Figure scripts
++++
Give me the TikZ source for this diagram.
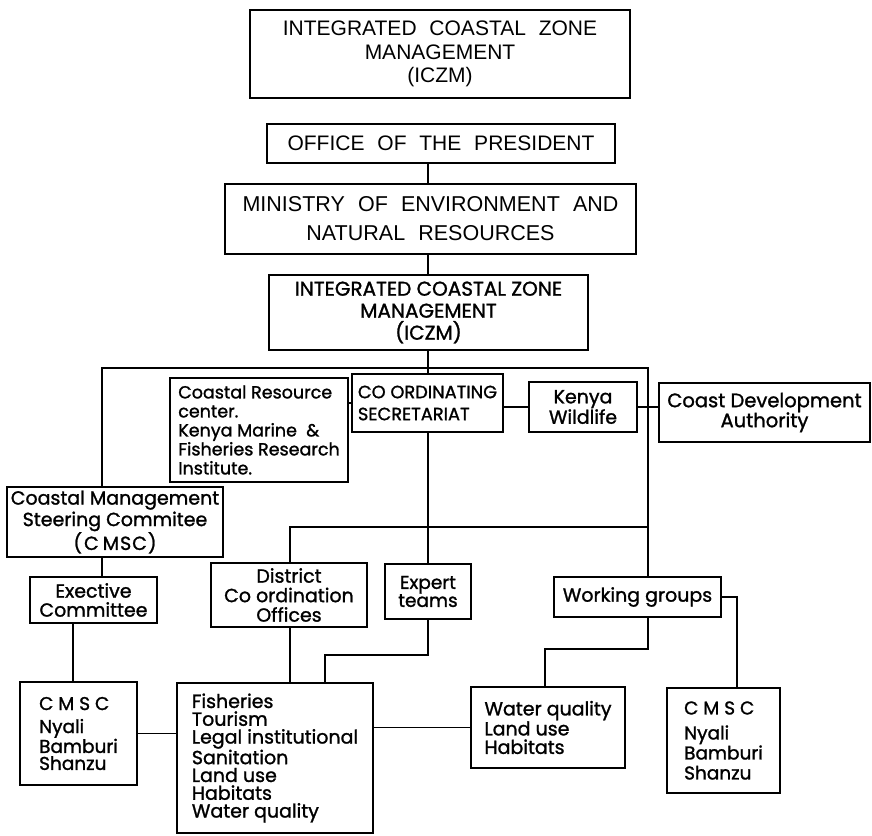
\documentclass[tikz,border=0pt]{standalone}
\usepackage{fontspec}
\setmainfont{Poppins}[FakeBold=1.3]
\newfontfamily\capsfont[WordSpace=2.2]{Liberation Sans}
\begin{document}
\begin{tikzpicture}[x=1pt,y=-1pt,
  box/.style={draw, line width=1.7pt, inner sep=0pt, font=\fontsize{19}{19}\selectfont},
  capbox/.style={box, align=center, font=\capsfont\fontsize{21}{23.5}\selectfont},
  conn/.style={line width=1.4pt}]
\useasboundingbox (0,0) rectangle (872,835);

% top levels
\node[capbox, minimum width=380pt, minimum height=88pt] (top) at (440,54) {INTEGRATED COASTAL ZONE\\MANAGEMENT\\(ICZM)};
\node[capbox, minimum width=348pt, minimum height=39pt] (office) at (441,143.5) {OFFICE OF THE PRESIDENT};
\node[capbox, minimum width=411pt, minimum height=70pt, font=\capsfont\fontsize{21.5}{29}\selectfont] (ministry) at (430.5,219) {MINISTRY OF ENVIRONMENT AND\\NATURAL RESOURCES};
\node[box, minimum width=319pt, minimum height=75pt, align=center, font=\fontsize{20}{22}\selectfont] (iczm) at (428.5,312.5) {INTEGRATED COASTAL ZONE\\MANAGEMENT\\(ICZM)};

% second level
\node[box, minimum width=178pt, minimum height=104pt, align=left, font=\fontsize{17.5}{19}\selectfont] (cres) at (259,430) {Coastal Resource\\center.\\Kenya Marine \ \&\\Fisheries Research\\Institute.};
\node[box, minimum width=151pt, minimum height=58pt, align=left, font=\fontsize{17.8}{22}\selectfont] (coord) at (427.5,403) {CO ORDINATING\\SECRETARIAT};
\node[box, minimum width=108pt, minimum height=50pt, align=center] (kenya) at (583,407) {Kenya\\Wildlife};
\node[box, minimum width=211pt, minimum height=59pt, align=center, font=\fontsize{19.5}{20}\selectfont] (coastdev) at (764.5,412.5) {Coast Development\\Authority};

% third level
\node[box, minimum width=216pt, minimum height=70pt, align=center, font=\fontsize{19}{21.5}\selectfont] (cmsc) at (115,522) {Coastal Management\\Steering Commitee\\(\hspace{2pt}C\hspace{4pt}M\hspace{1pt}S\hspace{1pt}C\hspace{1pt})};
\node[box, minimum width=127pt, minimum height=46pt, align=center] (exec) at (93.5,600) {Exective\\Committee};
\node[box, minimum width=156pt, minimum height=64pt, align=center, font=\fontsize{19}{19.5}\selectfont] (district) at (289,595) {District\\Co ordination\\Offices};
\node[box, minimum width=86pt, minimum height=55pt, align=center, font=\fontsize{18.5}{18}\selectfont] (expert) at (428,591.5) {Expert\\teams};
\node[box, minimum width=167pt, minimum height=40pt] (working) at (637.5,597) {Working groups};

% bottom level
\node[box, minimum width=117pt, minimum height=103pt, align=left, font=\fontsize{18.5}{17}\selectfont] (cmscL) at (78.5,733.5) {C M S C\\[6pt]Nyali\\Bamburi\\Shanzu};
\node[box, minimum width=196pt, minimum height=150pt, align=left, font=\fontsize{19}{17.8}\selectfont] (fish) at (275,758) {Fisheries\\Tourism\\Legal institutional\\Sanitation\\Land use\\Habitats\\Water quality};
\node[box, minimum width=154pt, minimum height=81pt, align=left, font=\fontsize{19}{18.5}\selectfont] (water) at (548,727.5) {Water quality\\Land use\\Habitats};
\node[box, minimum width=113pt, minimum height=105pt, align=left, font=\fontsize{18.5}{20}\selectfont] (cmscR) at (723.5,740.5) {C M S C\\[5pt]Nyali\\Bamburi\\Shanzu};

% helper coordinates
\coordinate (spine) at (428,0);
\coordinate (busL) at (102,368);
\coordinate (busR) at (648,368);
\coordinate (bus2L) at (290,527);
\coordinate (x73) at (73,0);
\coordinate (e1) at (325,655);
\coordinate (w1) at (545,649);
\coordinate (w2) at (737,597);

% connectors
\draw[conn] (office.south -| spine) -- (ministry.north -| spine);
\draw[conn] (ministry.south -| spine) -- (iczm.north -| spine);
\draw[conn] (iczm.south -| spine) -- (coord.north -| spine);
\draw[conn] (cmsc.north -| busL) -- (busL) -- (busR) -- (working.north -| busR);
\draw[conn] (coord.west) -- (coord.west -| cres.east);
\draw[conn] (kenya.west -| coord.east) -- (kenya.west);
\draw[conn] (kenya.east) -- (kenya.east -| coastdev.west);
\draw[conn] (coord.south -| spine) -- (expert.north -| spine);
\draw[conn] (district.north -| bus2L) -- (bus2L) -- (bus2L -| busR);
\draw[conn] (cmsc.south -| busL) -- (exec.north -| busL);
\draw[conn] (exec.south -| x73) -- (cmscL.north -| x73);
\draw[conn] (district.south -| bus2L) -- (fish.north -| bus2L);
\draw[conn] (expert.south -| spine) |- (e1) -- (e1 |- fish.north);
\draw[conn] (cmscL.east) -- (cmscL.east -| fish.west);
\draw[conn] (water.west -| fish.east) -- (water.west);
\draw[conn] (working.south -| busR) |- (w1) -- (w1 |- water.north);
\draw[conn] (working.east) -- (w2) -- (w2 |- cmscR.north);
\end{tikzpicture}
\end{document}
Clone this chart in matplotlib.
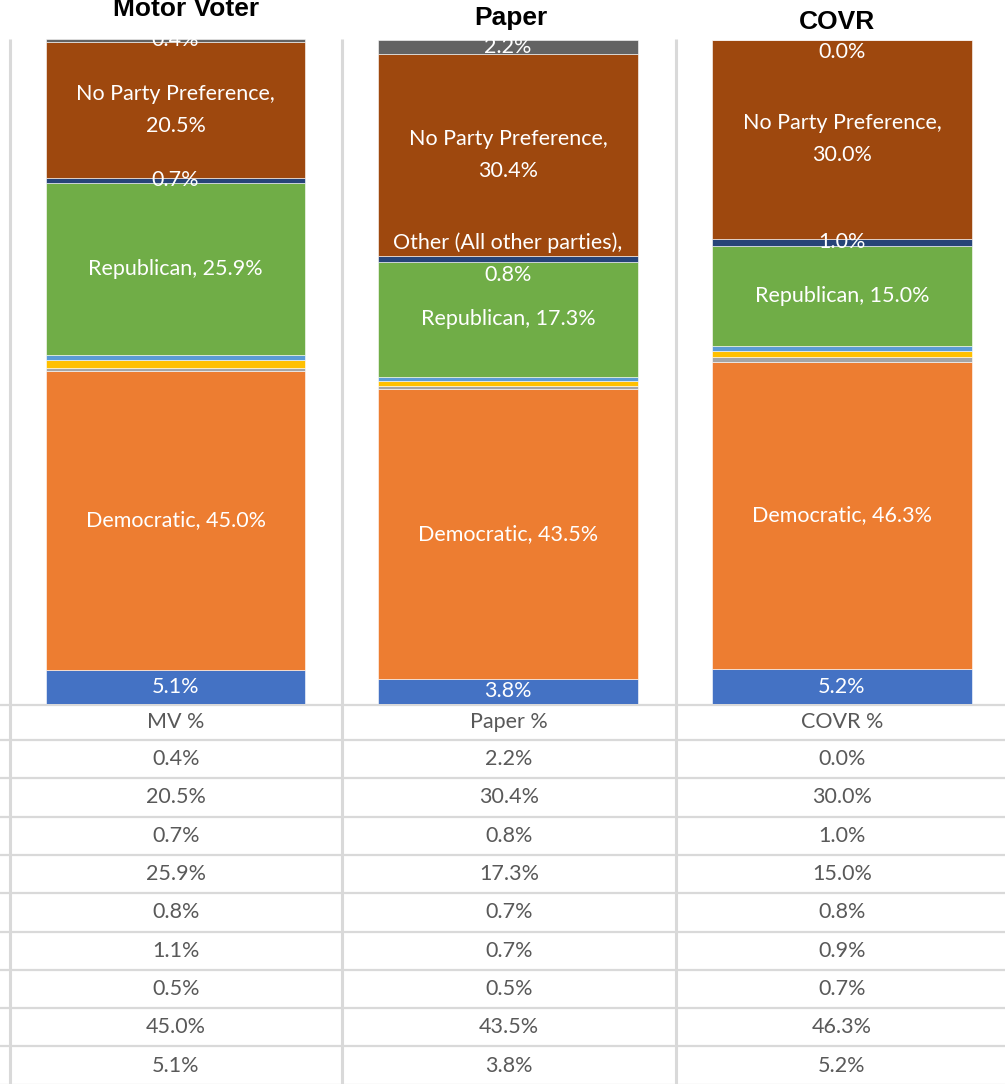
++++
Written instruction:
Each line of the data is to be duplicated exactly; pictures stay out of the copy.

Answer to the exercise:
Give me the TikZ source for this diagram.
\documentclass[tikz,border=0pt]{standalone}
\usepackage{fontspec}
\setmainfont{Poppins}[FakeBold=1.3]
\newfontfamily\capsfont[WordSpace=2.2]{Liberation Sans}
\begin{document}
\begin{tikzpicture}[x=1pt,y=-1pt,
  box/.style={draw, line width=1.7pt, inner sep=0pt, font=\fontsize{19}{19}\selectfont},
  capbox/.style={box, align=center, font=\capsfont\fontsize{21}{23.5}\selectfont},
  conn/.style={line width=1.4pt}]
\useasboundingbox (0,0) rectangle (872,835);

% top levels
\node[capbox, minimum width=380pt, minimum height=88pt] (top) at (440,54) {INTEGRATED COASTAL ZONE\\MANAGEMENT\\(ICZM)};
\node[capbox, minimum width=348pt, minimum height=39pt] (office) at (441,143.5) {OFFICE OF THE PRESIDENT};
\node[capbox, minimum width=411pt, minimum height=70pt, font=\capsfont\fontsize{21.5}{29}\selectfont] (ministry) at (430.5,219) {MINISTRY OF ENVIRONMENT AND\\NATURAL RESOURCES};
\node[box, minimum width=319pt, minimum height=75pt, align=center, font=\fontsize{20}{22}\selectfont] (iczm) at (428.5,312.5) {INTEGRATED COASTAL ZONE\\MANAGEMENT\\(ICZM)};

% second level
\node[box, minimum width=178pt, minimum height=104pt, align=left, font=\fontsize{17.5}{19}\selectfont] (cres) at (259,430) {Coastal Resource\\center.\\Kenya Marine \ \&\\Fisheries Research\\Institute.};
\node[box, minimum width=151pt, minimum height=58pt, align=left, font=\fontsize{17.8}{22}\selectfont] (coord) at (427.5,403) {CO ORDINATING\\SECRETARIAT};
\node[box, minimum width=108pt, minimum height=50pt, align=center] (kenya) at (583,407) {Kenya\\Wildlife};
\node[box, minimum width=211pt, minimum height=59pt, align=center, font=\fontsize{19.5}{20}\selectfont] (coastdev) at (764.5,412.5) {Coast Development\\Authority};

% third level
\node[box, minimum width=216pt, minimum height=70pt, align=center, font=\fontsize{19}{21.5}\selectfont] (cmsc) at (115,522) {Coastal Management\\Steering Commitee\\(\hspace{2pt}C\hspace{4pt}M\hspace{1pt}S\hspace{1pt}C\hspace{1pt})};
\node[box, minimum width=127pt, minimum height=46pt, align=center] (exec) at (93.5,600) {Exective\\Committee};
\node[box, minimum width=156pt, minimum height=64pt, align=center, font=\fontsize{19}{19.5}\selectfont] (district) at (289,595) {District\\Co ordination\\Offices};
\node[box, minimum width=86pt, minimum height=55pt, align=center, font=\fontsize{18.5}{18}\selectfont] (expert) at (428,591.5) {Expert\\teams};
\node[box, minimum width=167pt, minimum height=40pt] (working) at (637.5,597) {Working groups};

% bottom level
\node[box, minimum width=117pt, minimum height=103pt, align=left, font=\fontsize{18.5}{17}\selectfont] (cmscL) at (78.5,733.5) {C M S C\\[6pt]Nyali\\Bamburi\\Shanzu};
\node[box, minimum width=196pt, minimum height=150pt, align=left, font=\fontsize{19}{17.8}\selectfont] (fish) at (275,758) {Fisheries\\Tourism\\Legal institutional\\Sanitation\\Land use\\Habitats\\Water quality};
\node[box, minimum width=154pt, minimum height=81pt, align=left, font=\fontsize{19}{18.5}\selectfont] (water) at (548,727.5) {Water quality\\Land use\\Habitats};
\node[box, minimum width=113pt, minimum height=105pt, align=left, font=\fontsize{18.5}{20}\selectfont] (cmscR) at (723.5,740.5) {C M S C\\[5pt]Nyali\\Bamburi\\Shanzu};

% helper coordinates
\coordinate (spine) at (428,0);
\coordinate (busL) at (102,368);
\coordinate (busR) at (648,368);
\coordinate (bus2L) at (290,527);
\coordinate (x73) at (73,0);
\coordinate (e1) at (325,655);
\coordinate (w1) at (545,649);
\coordinate (w2) at (737,597);

% connectors
\draw[conn] (office.south -| spine) -- (ministry.north -| spine);
\draw[conn] (ministry.south -| spine) -- (iczm.north -| spine);
\draw[conn] (iczm.south -| spine) -- (coord.north -| spine);
\draw[conn] (cmsc.north -| busL) -- (busL) -- (busR) -- (working.north -| busR);
\draw[conn] (coord.west) -- (coord.west -| cres.east);
\draw[conn] (kenya.west -| coord.east) -- (kenya.west);
\draw[conn] (kenya.east) -- (kenya.east -| coastdev.west);
\draw[conn] (coord.south -| spine) -- (expert.north -| spine);
\draw[conn] (district.north -| bus2L) -- (bus2L) -- (bus2L -| busR);
\draw[conn] (cmsc.south -| busL) -- (exec.north -| busL);
\draw[conn] (exec.south -| x73) -- (cmscL.north -| x73);
\draw[conn] (district.south -| bus2L) -- (fish.north -| bus2L);
\draw[conn] (expert.south -| spine) |- (e1) -- (e1 |- fish.north);
\draw[conn] (cmscL.east) -- (cmscL.east -| fish.west);
\draw[conn] (water.west -| fish.east) -- (water.west);
\draw[conn] (working.south -| busR) |- (w1) -- (w1 |- water.north);
\draw[conn] (working.east) -- (w2) -- (w2 |- cmscR.north);
\end{tikzpicture}
\end{document}
Clone this chart in matplotlib.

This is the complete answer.